Interesting, I don't think I've observed those errors. In fact after the
recent changes (I've compiled here from 39a31056) around assertion logic
and index_delete_check_htid now I'm getting another type of crashes
using your scripts. This time heap_page_prune_execute stumbles upon a
non heap-only tuple trying to update unused line pointers:
#0 0x00007f0dfce072fb in raise () from /lib64/libc.so.6
#1 0x00007f0dfcdf0ef6 in abort () from /lib64/libc.so.6
#2 0x000055a66a87db05 in ExceptionalCondition (conditionName=0x55a66a914610 "HeapTupleHeaderIsHeapOnly(htup)", errorType=0x55a66a91419c "FailedAssertion", fileName=0x55a66a914190 "pruneheap.c", lineNumber=961) at assert.c:69
#3 0x000055a66a21b83a in heap_page_prune_execute (buffer=138, redirected=0x7fffac638994, nredirected=0, nowdead=0x7fffac638e20, ndead=12, nowunused=0x7fffac639066, nunused=1) at pruneheap.c:961
#4 0x000055a66a219d82 in heap_page_prune (relation=0x7f0dfdca0e20, buffer=138, vistest=0x55a66addf140 <GlobalVisCatalogRels>, old_snap_xmin=0, old_snap_ts=0, report_stats=true, off_loc=0x0) at pruneheap.c:295
The relation in question is pg_class, and htup apparently has
e.g. HEAP_KEYS_UPDATED, but no HEAP_ONLY_TUPLE flags set:
p *htup
$1 = {
t_choice = {
t_heap = {
t_xmin = 661929,
t_xmax = 662015,
t_field3 = {
t_cid = 0,
t_xvac = 0
}
},
t_datum = {
datum_len_ = 661929,
datum_typmod = 662015,
datum_typeid = 0
}
},
t_ctid = {
ip_blkid = {
bi_hi = 0,
bi_lo = 2004
},
ip_posid = 128
},
t_infomask2 = 8225,
t_infomask = 1281,
t_hoff = 32 ' ',
t_bits = 0x7f0de7080ee7 "\377\377\377?"
}
On Mon, Nov 8, 2021 at 9:28 AM Dmitry Dolgov <9erthalion6@gmail.com> wrote:
Interesting, I don't think I've observed those errors. In fact after the
recent changes (I've compiled here from 39a31056) around assertion logic
and index_delete_check_htid now I'm getting another type of crashes
using your scripts. This time heap_page_prune_execute stumbles upon a
non heap-only tuple trying to update unused line pointers:
It looks like the new heap_page_prune_execute() assertions catch the
same problem earlier. It's hard to not suspect the code in pruneheap.c
itself. Whatever else may have happened, the code in pruneheap.c ought
to not even try to set a non-heap-only tuple item to LP_UNUSED. ISTM
that it should explicitly look out for and avoid doing that.

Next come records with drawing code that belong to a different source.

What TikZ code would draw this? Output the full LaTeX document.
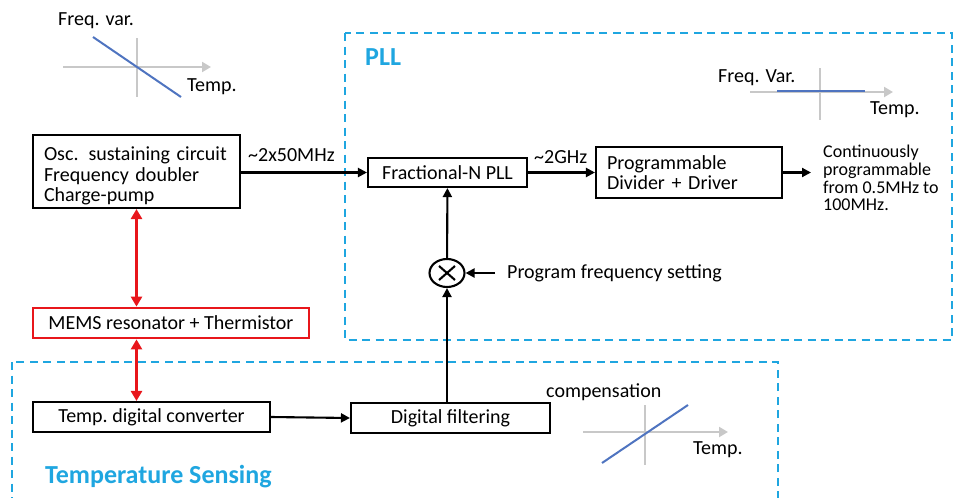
\documentclass[tikz,border=0pt]{standalone}
\usepackage{fontspec}
\setmainfont{Carlito}
\usepackage{tikz}
\usetikzlibrary{arrows.meta,positioning,calc,shapes.geometric}
\definecolor{cFrame}{HTML}{1FA6E0}
\definecolor{cCurve}{HTML}{4F74C0}
\definecolor{cAxis}{HTML}{C8C8C8}
\definecolor{cMems}{HTML}{E8161B}
\tikzset{
  blk/.style   ={draw, line width=2.1pt, font=\fontsize{20}{20.3}\selectfont, inner sep=0pt},
  memsblk/.style={draw=cMems, line width=2.8pt, font=\fontsize{20}{20.3}\selectfont, inner sep=0pt},
  lbl/.style   ={inner sep=0pt, anchor=west, font=\fontsize{20}{20.3}\selectfont},
  small/.style ={inner sep=0pt, anchor=west, align=left, font=\fontsize{18}{17.7}\selectfont},
  title/.style ={inner sep=0pt, anchor=west, text=cFrame, font=\bfseries\fontsize{26}{28}\selectfont},
  grp/.style   ={draw=cFrame, line width=2.4pt, dash pattern=on 8pt off 5.5pt},
  arrow/.style ={-{Triangle[length=9pt,width=9pt]}, line width=2.1pt},
  rarrow/.style={{Triangle[length=10pt,width=11pt]}-{Triangle[length=10pt,width=11pt]}, line width=2.8pt, draw=cMems},
  axis/.style  ={draw=cAxis, line width=2pt},
  curve/.style ={draw=cCurve, line width=2pt},
}

\begin{document}
\begin{tikzpicture}[x=1pt, y=-1pt]
  \useasboundingbox (0,0) rectangle (954,498);
  \clip (0,0) rectangle (954,498);
  % frames
  \draw[grp] (345,33) rectangle (952,340);
  \draw[grp] (12,362) rectangle (778,520);
  \node[title] (tpll) at (365,57) {PLL};
  \node[title] (tsens) at (45,477) {Temperature Sensing};
  % blocks
  \node[blk, text width=185pt, inner xsep=11pt, minimum height=73pt, align=left] (osc) at (136.5,171.5)
    {\rule{0pt}{23pt}Osc. sustaining circuit\\Frequency doubler\\Charge-pump};
  \node[blk, minimum width=159pt, minimum height=29pt] (fpll) at (447.5,172.5) {Fractional-N PLL};
  \node[blk, text width=164pt, inner xsep=11pt, minimum height=51pt, align=left] (prog) at (689,172.5)
    {Programmable\\Divider + Driver};
  \node[draw, ellipse, line width=2.1pt, minimum width=35pt, minimum height=28pt, inner sep=0pt] (mix) at (447,273) {};
  \draw[line width=2.1pt] ($(mix.center)+(-8,-7)$) -- ($(mix.center)+(8,7)$)
                          ($(mix.center)+(8,-7)$) -- ($(mix.center)+(-8,7)$);
  \node[memsblk, minimum width=276pt, minimum height=30pt] (mems) at (171,323) {MEMS resonator + Thermistor};
  \node[blk, minimum width=237pt, minimum height=30pt] (tdc) at (151.5,417) {Temp.\ digital converter};
  \node[blk, minimum width=199pt, minimum height=30pt] (dfilt) at (450.5,418) {Digital filtering};
  % labels
  \node[lbl] (f100) at (248,155) {\textasciitilde 2x50MHz};
  \node[lbl] (f2g) at (534,157) {\textasciitilde 2GHz};
  \node[lbl] (pfs) at (507,273) {Program frequency setting};
  \node[small] (cont) at (823,178) {Continuously\\programmable\\from 0.5MHz to\\100MHz.};
  \coordinate (out) at (811,172.5);
  % connectors
  \draw[arrow] (osc.east |- fpll.west) -- (fpll.west);
  \draw[arrow] (fpll.east) -- (fpll.east -| prog.west);
  \draw[arrow] (prog.east) -- (out);
  \draw[arrow] (mix) -- (fpll);
  \draw[arrow] ([xshift=-12pt]pfs.west) -- (mix.east);
  \draw[arrow] (dfilt.north -| mix) -- (mix);
  \draw[arrow] (tdc.east) -- (dfilt.west);
  \draw[rarrow] (osc.south) -- (osc.south |- mems.north);
  \draw[rarrow] (mems.south -| osc.south) -- (tdc.north -| osc.south);
  % frequency vs temperature sketches
  \draw[axis, -{Triangle[length=9pt,width=10pt]}] (63,67) -- (211,67);
  \draw[axis] (137,38) -- (137,97);
  \draw[curve] (93,37) -- (181,97);
  \node[lbl] (fv1) at (58,21) {Freq. var.};
  \node[lbl] (tp1) at (187,87) {Temp.};
  \draw[axis, -{Triangle[length=9pt,width=10pt]}] (750,92) -- (893,92);
  \draw[axis] (820,68) -- (820,120);
  \draw[curve] (777,91) -- (865,91);
  \node[lbl] (fv2) at (718,78) {Freq. Var.};
  \node[lbl] (tp2) at (870,110) {Temp.};
  \draw[axis, -{Triangle[length=9pt,width=10pt]}] (583,432) -- (728,432);
  \draw[axis] (645,405) -- (645,465);
  \draw[curve] (602,463) -- (688,405);
  \node[lbl] (comp) at (546,392) {compensation};
  \node[lbl] (tp3) at (693,450) {Temp.};
\end{tikzpicture}
\end{document}
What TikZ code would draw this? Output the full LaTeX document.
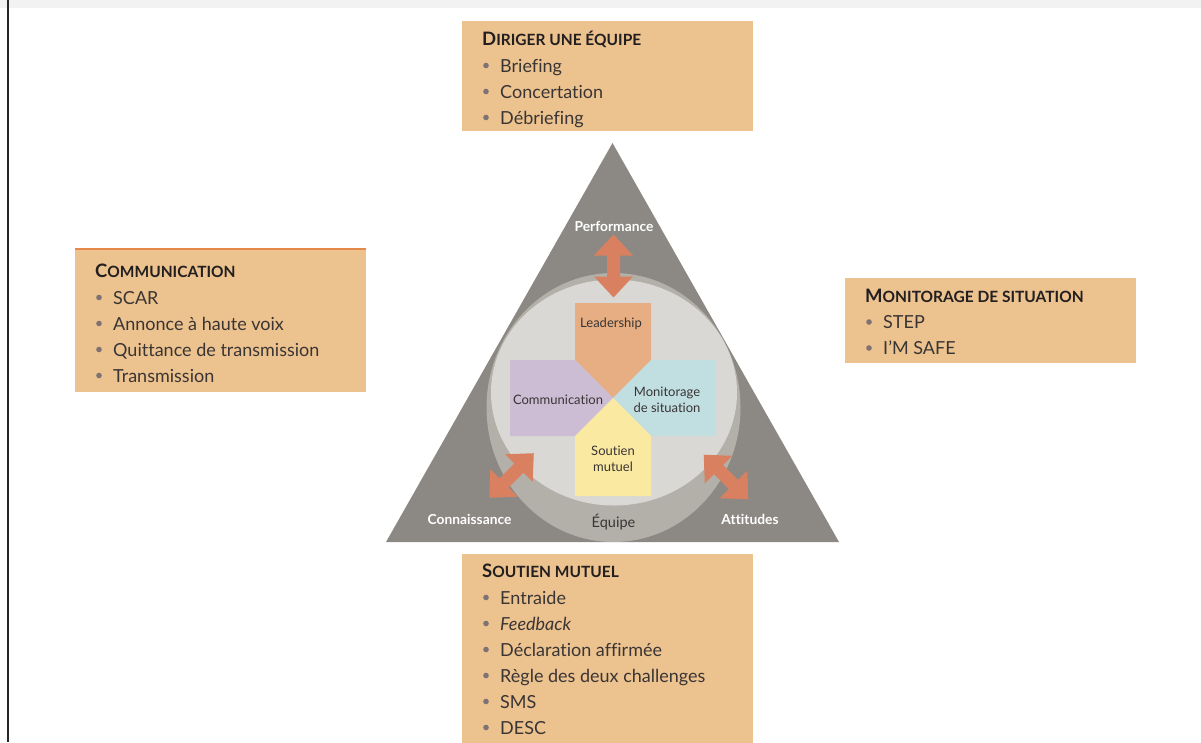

Offhand, I wonder if we just need to have an additional check in
heap_prune_chain(), which is like the existing "If we find a redirect
somewhere else, stop --- it must not be same chain" handling used for
LP_REDIRECT items that aren't at the start of a HOT chain:
diff --git a/src/backend/access/heap/pruneheap.c
b/src/backend/access/heap/pruneheap.c
index c7331d810..3c72cdf67 100644
--- a/src/backend/access/heap/pruneheap.c
+++ b/src/backend/access/heap/pruneheap.c
@@ -646,6 +646,9 @@ heap_prune_chain(Buffer buffer, OffsetNumber
rootoffnum, PruneState *prstate)
!TransactionIdEquals(HeapTupleHeaderGetXmin(htup), priorXmax))
break;
+ if (nchain > 0 && !HeapTupleHeaderIsHeapOnly(htup))
+ break; /* not at start of chain */
+
/*
* OK, this tuple is indeed a member of the chain.
*/
I would expect the "Check the tuple XMIN against prior XMAX" test to
do what we need in the vast vast majority of cases, but why should it
be 100% effective?
--
Peter Geoghegan
On Mon, Nov 08, 2021 at 10:32:39AM -0800, Peter Geoghegan wrote:
On Mon, Nov 8, 2021 at 9:28 AM Dmitry Dolgov <9erthalion6@gmail.com> wrote:Interesting, I don't think I've observed those errors. In fact after the
recent changes (I've compiled here from 39a31056) around assertion logic
and index_delete_check_htid now I'm getting another type of crashes
using your scripts. This time heap_page_prune_execute stumbles upon a
non heap-only tuple trying to update unused line pointers:It looks like the new heap_page_prune_execute() assertions catch the
same problem earlier. It's hard to not suspect the code in pruneheap.c
itself. Whatever else may have happened, the code in pruneheap.c ought
to not even try to set a non-heap-only tuple item to LP_UNUSED. ISTM
that it should explicitly look out for and avoid doing that.Offhand, I wonder if we just need to have an additional check in
heap_prune_chain(), which is like the existing "If we find a redirect
somewhere else, stop --- it must not be same chain" handling used for
LP_REDIRECT items that aren't at the start of a HOT chain:
Yes, adding such condition works in this case, no non-heap-only tuples
were recorded as unused in heap_prune_chain, and nothing else popped up
afterwards. But now after a couple of runs I could also reproduce (at
least partially) what Alexander was talking about:
ERROR: could not open relation with OID 1056321
Not sure yet where is it coming from.
On Tue, Nov 9, 2021 at 7:01 AM Dmitry Dolgov <9erthalion6@gmail.com> wrote:
Yes, adding such condition works in this case, no non-heap-only tuples
were recorded as unused in heap_prune_chain, and nothing else popped up
afterwards. But now after a couple of runs I could also reproduce (at
least partially) what Alexander was talking about:ERROR: could not open relation with OID 1056321
I've seen that too.
Not sure yet where is it coming from.
I think that the additional check that I sketched (in
heap_prune_chain()) is protective in that it prevents a bad situation
from becoming even worse. At the same time it doesn't actually fix
anything.
I've discussed this privately with Andres -- expect more from him
soon. I came up with more sophisticated instrumentation (better
assertions, really) that shows that the problem begins in VACUUM, not
opportunistic pruning (certainly with the test case we have).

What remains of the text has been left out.